The Not-So-New Antitrust Enviornment for Consolidation in the Defense Industry: The Martin Marietta-Lockheed Merger

Monday, January 1st, 1996 at 12:00 am by Mark Shwartz
Mark Shwartz, The Not-So-New Antitrust Enviornment for Consolidation in the Defense Industry: The Martin Marietta-Lockheed Merger, 1996 Colum. Bus. L. Rev. 329

The defense industry is in the midst of a restructuring of enormous and unprecedented proportions. From a peak in 1986, the procurement budget has shrunk in real terms by more than 68% to today’s level of less than $50 billion. One result of this shrinkage is a dramatic number of mergers and joint ventures. Seventy-five percent or more of the current defense contractors are expected to merge with another firm or exit the business by the year 2000. Consequently, the number, size and regulatory scrutiny of mergers and other consolidating transactions within the defense industry will clearly grow.

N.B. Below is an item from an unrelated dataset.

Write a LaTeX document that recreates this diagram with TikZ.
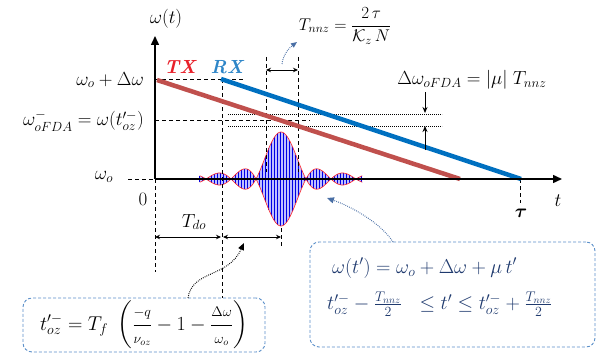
\RequirePackage{fix-cm}
\documentclass[tikz,border=0pt]{standalone}
\usepackage{amsmath,amssymb,bm}
\usetikzlibrary{arrows.meta}
\definecolor{txred}{HTML}{C0504D}
\definecolor{rxblue}{HTML}{0070C0}
\definecolor{txlabel}{HTML}{E8202A}
\definecolor{rxlabel}{HTML}{2E86C8}
\definecolor{boxblue}{HTML}{5B8FC9}
\definecolor{navy}{HTML}{1F3A6E}
\definecolor{arrowblue}{HTML}{4A6FA5}
\begin{document}
\begin{tikzpicture}[x=1pt,y=-1pt,
  lbl/.style={font=\fontsize{19}{21}\selectfont, inner sep=0pt},
  boxtxt/.style={font=\fontsize{20}{22}\selectfont, inner sep=0pt},
  dsh/.style={dash pattern=on 4pt off 3pt, line width=0.9pt},
  dotl/.style={dash pattern=on 0.8pt off 1.2pt, line width=0.7pt},
  tipa/.style={-{Stealth[length=6pt,width=5pt]}},
  dtip/.style={{Stealth[length=5pt,width=4.5pt]}-{Stealth[length=5pt,width=4.5pt]}, line width=0.9pt},
  chirp/.style={line width=4.5pt},
  eqbox/.style={draw=boxblue, dash pattern=on 3pt off 2pt, line width=0.9pt, rounded corners=9pt, inner sep=0pt}
]
\useasboundingbox (0,0) rectangle (605,353);

% coordinates
\coordinate (O) at (155,179);
\coordinate (yend) at (155,36);
\coordinate (xend) at (562,179);
\coordinate (txs) at (157,80);
\coordinate (txe) at (460,179);
\coordinate (rxs) at (221,79);
\coordinate (rxe) at (521,179);

% waveform
\fill[blue!25] plot[domain=-3.25:3.25,samples=300] ({281+25*\x},{179-47*abs(sin(180*\x)/(3.14159*\x))})
  -- plot[domain=3.25:-3.25,samples=300] ({281+25*\x},{179+47*abs(sin(180*\x)/(3.14159*\x))}) -- cycle;
\foreach \k in {0,...,54} {
  \pgfmathsetmacro\u{-3.25+\k*0.12}
  \pgfmathsetmacro\e{47*abs(sin(180*\u)/(3.14159*\u))}
  \draw[blue!90!black, line width=1pt] ({281+25*\u},{179-\e}) -- ({281+25*\u},{179+\e});
}
\draw[red!85!white, line width=0.6pt] plot[domain=-3.25:3.25,samples=300] ({281+25*\x},{179-47*abs(sin(180*\x)/(3.14159*\x))});
\draw[red!85!white, line width=0.6pt] plot[domain=-3.25:3.25,samples=300] ({281+25*\x},{179+47*abs(sin(180*\x)/(3.14159*\x))});

% dashed guides
\coordinate (wtop) at (155,79);
\coordinate (wtopE) at (243,79);
\coordinate (wf) at (155,120);
\coordinate (wfE) at (310,120);
\coordinate (woL) at (128,179);
\coordinate (rxd) at (222,298);
\coordinate (rxu) at (222,79);
\coordinate (od) at (155,272);
\coordinate (v1t) at (266,57);
\coordinate (v1b) at (266,172);
\coordinate (v2t) at (298,57);
\coordinate (v2b) at (298,172);
\coordinate (v3t) at (281,228);
\coordinate (v3b) at (281,246);
\coordinate (taut) at (520,179);
\coordinate (taub) at (520,203);
\draw[dsh] (wtop) -- (wtopE);
\draw[dsh] (wf) -- (wfE);
\draw[dsh] (woL) -- (O);
\draw[dsh] (rxu) -- (rxd);
\draw[dsh] (O) -- (od);
\draw[dsh] (v1t) -- (v1b);
\draw[dsh] (v2t) -- (v2b);
\draw[dsh] (v3t) -- (v3b);
\draw[dsh] (taut) -- (taub);

% dotted levels
\coordinate (d1s) at (228,114);
\coordinate (d1e) at (442,114);
\coordinate (d2s) at (228,126);
\coordinate (d2e) at (442,126);
\draw[dotl] (d1s) -- (d1e);
\draw[dotl] (d2s) -- (d2e);

% TX / RX lines
\draw[txred, chirp] (txs) -- (txe);
\draw[rxblue, chirp] (rxs) -- (rxe);

% axes
\draw[line width=1.5pt, -{Triangle[length=9pt,width=8pt]}] (O) -- (yend);
\draw[line width=1.5pt, -{Triangle[length=9pt,width=8pt]}] (O) -- (xend);

% measurement arrows
\coordinate (tn1) at (266,70);
\coordinate (tn2) at (298,70);
\draw[dtip] (tn1) -- (tn2);
\coordinate (td1) at (155,237);
\coordinate (td2) at (221,237);
\coordinate (td3) at (223,237);
\coordinate (td4) at (281,237);
\draw[dtip] (td1) -- (td2);
\draw[dtip] (td3) -- (td4);
\coordinate (a1s) at (425,92);
\coordinate (a1e) at (425,113);
\coordinate (a2s) at (425,150);
\coordinate (a2e) at (425,126);
\draw[tipa, line width=1pt] (a1s) -- (a1e);
\draw[tipa, line width=1pt] (a2s) -- (a2e);

% labels
\node[lbl] (lw) at (166,19) {$\omega(t)$};
\node[lbl, anchor=east] (lwd) at (144,80) {$\omega_o + \Delta\omega$};
\node[lbl, anchor=east] (lwf) at (144,121) {$\omega^{-}_{oFDA} = \omega(t'^{-}_{oz})$};
\node[lbl] (lwo) at (104,177) {$\omega_o$};
\node[lbl] (l0) at (143,199) {$0$};
\node[lbl, text=txlabel] (ltx) at (180,67) {\bfseries\itshape TX};
\node[lbl, text=rxlabel] (lrx) at (227,67) {\bfseries\itshape RX};
\node[lbl] (ltd) at (194,222) {$T_{do}$};
\node[lbl] (ltau) at (521,213) {$\bm{\tau}$};
\node[lbl] (lt) at (558,201) {$t$};
\node[lbl, font=\fontsize{17}{19}\selectfont] (ltn) at (345,26) {$T_{nnz} = \dfrac{2\,\tau}{\mathcal{K}_z\, N}$};
\node[lbl] (ldw) at (472,80) {$\Delta\omega_{oFDA} = |\mu|\; T_{nnz}$};

% boxes
\node[eqbox, minimum width=242pt, minimum height=54pt, boxtxt] (bl) at (144,325)
  {$t'^{-}_{oz} = T_f\ \left(\dfrac{\scriptstyle -q}{\scriptstyle \nu_{oz}} - 1 - \dfrac{\scriptstyle \Delta\omega}{\scriptstyle \omega_o}\right)$};
\node[eqbox, minimum width=285pt, minimum height=105pt] (br) at (452.5,294.5) {};
\node[boxtxt, text=navy, anchor=west] (br1) at (332,268) {$\omega(t') = \omega_o + \Delta\omega + \mu\, t'$};
\node[boxtxt, text=navy, anchor=west] (br2) at (327,304) {$t'^{-}_{oz} - \frac{T_{nnz}}{2}\ \ \le t' \le t'^{-}_{oz} + \frac{T_{nnz}}{2}$};

% pointer arrows
\coordinate (p1s) at (282,64);
\coordinate (p1e) at (297,42);
\draw[arrowblue, dotl, line width=1pt, -{Triangle[length=6pt,width=5pt]}] (p1s) .. controls (283,55) and (289,48) .. (p1e);
\coordinate (p2s) at (188,298);
\coordinate (p2e) at (244,243);
\draw[black, dotl, line width=1pt, -{Triangle[length=7pt,width=6pt]}] (p2s) .. controls (192,270) and (228,278) .. (p2e);
\coordinate (p3s) at (393,242);
\coordinate (p3e) at (327,198);
\draw[arrowblue, dotl, line width=1pt, -{Triangle[length=7pt,width=6pt]}] (p3s) .. controls (380,222) and (350,206) .. (p3e);
\end{tikzpicture}
\end{document}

The regulatory responsibility for reviewing mergers for possible violation of federal antitrust laws belongs principally to the Department of Justice (DoJ) and the Federal Trade Commission (FTC) — collectively, the “enforcement agencies.” From 1979 to 1994, the enforcement agencies approved more than 300 defense industry mergers. The majority of these cases were deemed of little economic consequence and, therefore, did not receive substantial scrutiny by the government. In fact, only four cases have been litigated. However, as there is no public record of how many mergers were modified to accommodate anticipated concerns or actual suggestions of the antitrust enforcement agencies, the dearth of litigation does not necessarily imply that their impact has been slight. Reflecting the increase in, and significance of, consolidation throughout the defense industry, there have been more than a dozen sizable mergers and acquisitions just within the past three years. This article, by examining the Martin Marietta-Lockheed merger (the most significant case in a wave of industry-wide consolidation), provides an analysis of the current judicial and regulatory thinking about antitrust enforcement in the defense industry, recognizing the unique characteristics of the industry and the extraordinary period in the industry’s history.

Author Information

Shwartz was, from 1988 to 1993, the Principal in a consulting practice that specialized in solving management, international marketing, and investment problems in the defense industry. He previously served in a variety of roles as Special Assistant for Policy in the Office of the Secretary of Defense from 1981 to 1988.